** Start **

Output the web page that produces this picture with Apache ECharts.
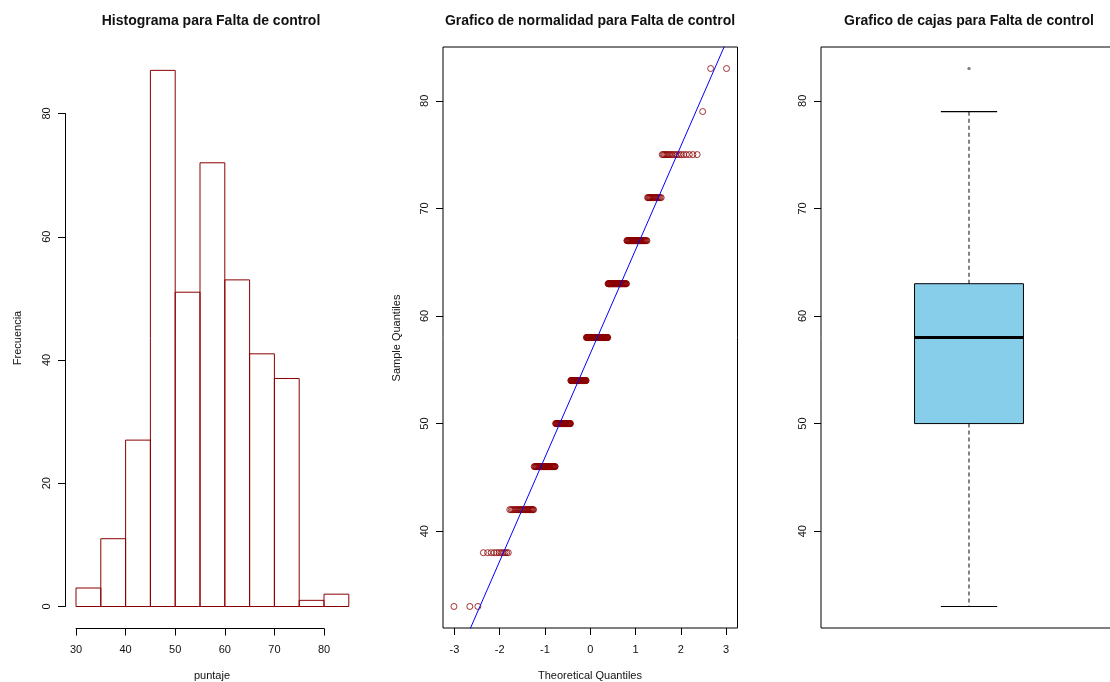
<!DOCTYPE html>
<html>
<head>
<meta charset="utf-8">
<script src="https://cdn.jsdelivr.net/npm/echarts@6.0.0/dist/echarts.min.js"></script>
<style>
  html, body { margin: 0; padding: 0; background: #fff; }
  #chart { width: 1110px; height: 682px; }
</style>
</head>
<body>
<div id="chart"></div>
<script>
// Histogram: bin edges (width 5) and frequency per bin
const binStarts = [30, 35, 40, 45, 50, 55, 60, 65, 70, 75, 80];
const binCounts = [3, 11, 27, 87, 51, 72, 53, 41, 37, 1, 2];

// Observed scores and how many times each one occurs (n = 385)
const scoreLevels = [33, 38, 42, 46, 50, 54, 58, 63, 67, 71, 75, 79, 83];
const scoreCounts = [3, 11, 27, 44, 43, 51, 72, 53, 41, 18, 19, 1, 2];

// Reference line of the normal plot (through the quartiles), given by two end points
const qqLineEnds = [[-3.3, 24.7], [3.3, 88.3]];

// Five-number summary of the box plot and points beyond the whiskers
const boxStats = [33, 50, 58, 63, 79];
const boxOutliers = [83, 83];

// Tick labels
const histXTicks = [30, 40, 50, 60, 70, 80];
const histYTicks = [0, 20, 40, 60, 80];
const qqXTicks = [-3, -2, -1, 0, 1, 2, 3];
const sampleYTicks = [40, 50, 60, 70, 80];

const BIN_WIDTH = 5;

// Inverse of the standard normal CDF (Acklam's rational approximation)
function qnorm(p) {
  const a = [-3.969683028665376e+01, 2.209460984245205e+02, -2.759285104469687e+02,
             1.383577518672690e+02, -3.066479806614716e+01, 2.506628277459239e+00];
  const b = [-5.447609879822406e+01, 1.615858368580409e+02, -1.556989798598866e+02,
             6.680131188771972e+01, -1.328068155288572e+01];
  const c = [-7.784894002430293e-03, -3.223964580411365e-01, -2.400758277161838e+00,
             -2.549732539343734e+00, 4.374664141464968e+00, 2.938163982698783e+00];
  const d = [7.784695709041462e-03, 3.224671290700398e-01, 2.445134137142996e+00,
             3.754408661907416e+00];
  const pl = 0.02425, ph = 1 - pl;
  let q, r;
  if (p < pl) {
    q = Math.sqrt(-2 * Math.log(p));
    return (((((c[0]*q+c[1])*q+c[2])*q+c[3])*q+c[4])*q+c[5]) /
           ((((d[0]*q+d[1])*q+d[2])*q+d[3])*q+1);
  } else if (p <= ph) {
    q = p - 0.5; r = q * q;
    return (((((a[0]*r+a[1])*r+a[2])*r+a[3])*r+a[4])*r+a[5])*q /
           (((((b[0]*r+b[1])*r+b[2])*r+b[3])*r+b[4])*r+1);
  } else {
    q = Math.sqrt(-2 * Math.log(1 - p));
    return -(((((c[0]*q+c[1])*q+c[2])*q+c[3])*q+c[4])*q+c[5]) /
            ((((d[0]*q+d[1])*q+d[2])*q+d[3])*q+1);
  }
}

// Sorted sample paired with normal plotting positions (i - 0.5) / n
const sorted = [];
scoreLevels.forEach((v, k) => { for (let j = 0; j < scoreCounts[k]; j++) sorted.push(v); });
const n = sorted.length;
const qqPoints = sorted.map((v, i) => [qnorm((i + 0.5) / n), v]);

const histData = binStarts.map((s, i) => [s, s + BIN_WIDTH, binCounts[i]]);

const INK = '#000';
const DARKRED = '#8B0000';
const FONT = '"Liberation Sans", Arial, sans-serif';

const tickLabel = { color: '#111', fontSize: 11, fontFamily: FONT };

function titleText(text, x) {
  return { type: 'text', x: x, y: 21, style: { text: text, align: 'center', verticalAlign: 'middle',
    fontSize: 14, fontWeight: 'bold', fontFamily: FONT, fill: '#111' } };
}
function axisTitle(text, x, y, rotated) {
  return { type: 'text', x: x, y: y, rotation: rotated ? Math.PI / 2 : 0,
    style: { text: text, align: 'center', verticalAlign: 'middle',
      fontSize: 11, fontFamily: FONT, fill: '#111' } };
}

const chart = echarts.init(document.getElementById('chart'), null, { renderer: 'canvas' });

chart.setOption({
  animation: false,
  backgroundColor: '#fff',
  graphic: [
    titleText('Histograma para Falta de control', 211),
    titleText('Grafico de normalidad para Falta de control', 590),
    titleText('Grafico de cajas para Falta de control', 969),
    axisTitle('puntaje', 212, 676, false),
    axisTitle('Frecuencia', 18, 338, true),
    axisTitle('Theoretical Quantiles', 590, 676, false),
    axisTitle('Sample Quantiles', 397, 338, true)
  ],
  grid: [
    { left: 76, top: 113.5, width: 248, height: 493, show: false, outerBoundsMode: 'none' },
    { left: 443, top: 47, width: 294.5, height: 581, show: true, outerBoundsMode: 'none',
      borderColor: INK, borderWidth: 1, backgroundColor: 'transparent' },
    { left: 821, top: 47, width: 296, height: 581, show: true, outerBoundsMode: 'none',
      borderColor: INK, borderWidth: 1, backgroundColor: 'transparent' }
  ],
  xAxis: [
    { gridIndex: 0, type: 'value', min: 30, max: 80, interval: 10, offset: 22,
      axisLine: { show: true, onZero: false, lineStyle: { color: INK, width: 1 } },
      axisTick: { show: true, length: 7, lineStyle: { color: INK } },
      axisLabel: Object.assign({ margin: 16, formatter: v => histXTicks.includes(v) ? String(v) : '' }, tickLabel),
      splitLine: { show: false } },
    { gridIndex: 1, type: 'value', min: -3.254, max: 3.254,
      axisLine: { show: false, onZero: false },
      axisTick: { show: true, length: 7, lineStyle: { color: INK }, customValues: qqXTicks },
      axisLabel: Object.assign({ margin: 16, customValues: qqXTicks }, tickLabel),
      splitLine: { show: false } },
    { gridIndex: 2, type: 'value', min: 0.5, max: 1.5,
      axisLine: { show: false, onZero: false }, axisTick: { show: false }, axisLabel: { show: false },
      splitLine: { show: false } }
  ],
  yAxis: [
    { gridIndex: 0, type: 'value', min: 0, max: 80, interval: 20, offset: 11,
      axisLine: { show: true, onZero: false, lineStyle: { color: INK, width: 1 } },
      axisTick: { show: true, length: 7, lineStyle: { color: INK } },
      axisLabel: Object.assign({ margin: 13, rotate: 90, formatter: v => histYTicks.includes(v) ? String(v) : '' }, tickLabel),
      splitLine: { show: false } },
    { gridIndex: 1, type: 'value', min: 31, max: 85,
      axisLine: { show: false, onZero: false },
      axisTick: { show: true, length: 7, lineStyle: { color: INK }, customValues: sampleYTicks },
      axisLabel: Object.assign({ margin: 13, rotate: 90, customValues: sampleYTicks }, tickLabel),
      splitLine: { show: false } },
    { gridIndex: 2, type: 'value', min: 31, max: 85,
      axisLine: { show: false, onZero: false },
      axisTick: { show: true, length: 7, lineStyle: { color: INK }, customValues: sampleYTicks },
      axisLabel: Object.assign({ margin: 13, rotate: 90, customValues: sampleYTicks }, tickLabel),
      splitLine: { show: false } }
  ],
  series: [
    {
      // frequency bars, outlined only
      type: 'custom', name: 'Frecuencia', xAxisIndex: 0, yAxisIndex: 0, clip: false,
      data: histData,
      encode: { x: [0, 1], y: 2 },
      renderItem: function (params, api) {
        const p0 = api.coord([api.value(0), api.value(2)]);
        const p1 = api.coord([api.value(1), 0]);
        return { type: 'rect',
          shape: { x: p0[0], y: p0[1], width: p1[0] - p0[0], height: p1[1] - p0[1] },
          style: { fill: 'none', stroke: DARKRED, lineWidth: 1 } };
      }
    },
    {
      type: 'scatter', name: 'Sample Quantiles', xAxisIndex: 1, yAxisIndex: 1,
      data: qqPoints, symbol: 'circle', symbolSize: 6,
      itemStyle: { color: 'transparent', borderColor: DARKRED, borderWidth: 1 },
      emphasis: { disabled: true }
    },
    {
      type: 'line', name: 'qqline', xAxisIndex: 1, yAxisIndex: 1,
      data: qqLineEnds, symbol: 'none', clip: true,
      lineStyle: { color: '#0000FF', width: 1 }
    },
    {
      // box, dashed whiskers, staples and median
      type: 'custom', name: 'Falta de control', xAxisIndex: 2, yAxisIndex: 2,
      data: [[1].concat(boxStats)],
      encode: { x: 0, y: [1, 2, 3, 4, 5] },
      renderItem: function (params, api) {
        const cx = api.value(0);
        const half = api.size([0.184, 0])[0];
        const staple = api.size([0.095, 0])[0];
        const pMin = api.coord([cx, api.value(1)]);
        const pQ1 = api.coord([cx, api.value(2)]);
        const pMed = api.coord([cx, api.value(3)]);
        const pQ3 = api.coord([cx, api.value(4)]);
        const pMax = api.coord([cx, api.value(5)]);
        const x = pMin[0];
        const dashed = { stroke: '#333', lineWidth: 1.2, lineDash: [4, 3], fill: null };
        const solid = { stroke: INK, lineWidth: 1.2, fill: null };
        return { type: 'group', children: [
          { type: 'line', shape: { x1: x, y1: pQ1[1], x2: x, y2: pMin[1] }, style: dashed },
          { type: 'line', shape: { x1: x, y1: pQ3[1], x2: x, y2: pMax[1] }, style: dashed },
          { type: 'line', shape: { x1: x - staple, y1: pMin[1], x2: x + staple, y2: pMin[1] }, style: solid },
          { type: 'line', shape: { x1: x - staple, y1: pMax[1], x2: x + staple, y2: pMax[1] }, style: solid },
          { type: 'rect', shape: { x: x - half, y: pQ3[1], width: 2 * half, height: pQ1[1] - pQ3[1] },
            style: { fill: '#87CEEB', stroke: INK, lineWidth: 1 } },
          { type: 'line', shape: { x1: x - half, y1: pMed[1], x2: x + half, y2: pMed[1] },
            style: { stroke: INK, lineWidth: 3.2 } }
        ] };
      }
    },
    {
      type: 'scatter', name: 'outliers', xAxisIndex: 2, yAxisIndex: 2,
      data: boxOutliers.map(v => [1, v]), symbol: 'circle', symbolSize: 3,
      itemStyle: { color: '#777' }, emphasis: { disabled: true }
    }
  ]
});
</script>
</body>
</html>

** End **

◆ Exercise brief
Emit the lines of the material exactly, from its first line to the line containing "const BIN_WIDTH = 5;", inclusive; leave every picture out.

◆ Complete answer
Output the web page that produces this picture with Apache ECharts.
<!DOCTYPE html>
<html>
<head>
<meta charset="utf-8">
<script src="https://cdn.jsdelivr.net/npm/echarts@6.0.0/dist/echarts.min.js"></script>
<style>
  html, body { margin: 0; padding: 0; background: #fff; }
  #chart { width: 1110px; height: 682px; }
</style>
</head>
<body>
<div id="chart"></div>
<script>
// Histogram: bin edges (width 5) and frequency per bin
const binStarts = [30, 35, 40, 45, 50, 55, 60, 65, 70, 75, 80];
const binCounts = [3, 11, 27, 87, 51, 72, 53, 41, 37, 1, 2];

// Observed scores and how many times each one occurs (n = 385)
const scoreLevels = [33, 38, 42, 46, 50, 54, 58, 63, 67, 71, 75, 79, 83];
const scoreCounts = [3, 11, 27, 44, 43, 51, 72, 53, 41, 18, 19, 1, 2];

// Reference line of the normal plot (through the quartiles), given by two end points
const qqLineEnds = [[-3.3, 24.7], [3.3, 88.3]];

// Five-number summary of the box plot and points beyond the whiskers
const boxStats = [33, 50, 58, 63, 79];
const boxOutliers = [83, 83];

// Tick labels
const histXTicks = [30, 40, 50, 60, 70, 80];
const histYTicks = [0, 20, 40, 60, 80];
const qqXTicks = [-3, -2, -1, 0, 1, 2, 3];
const sampleYTicks = [40, 50, 60, 70, 80];

const BIN_WIDTH = 5;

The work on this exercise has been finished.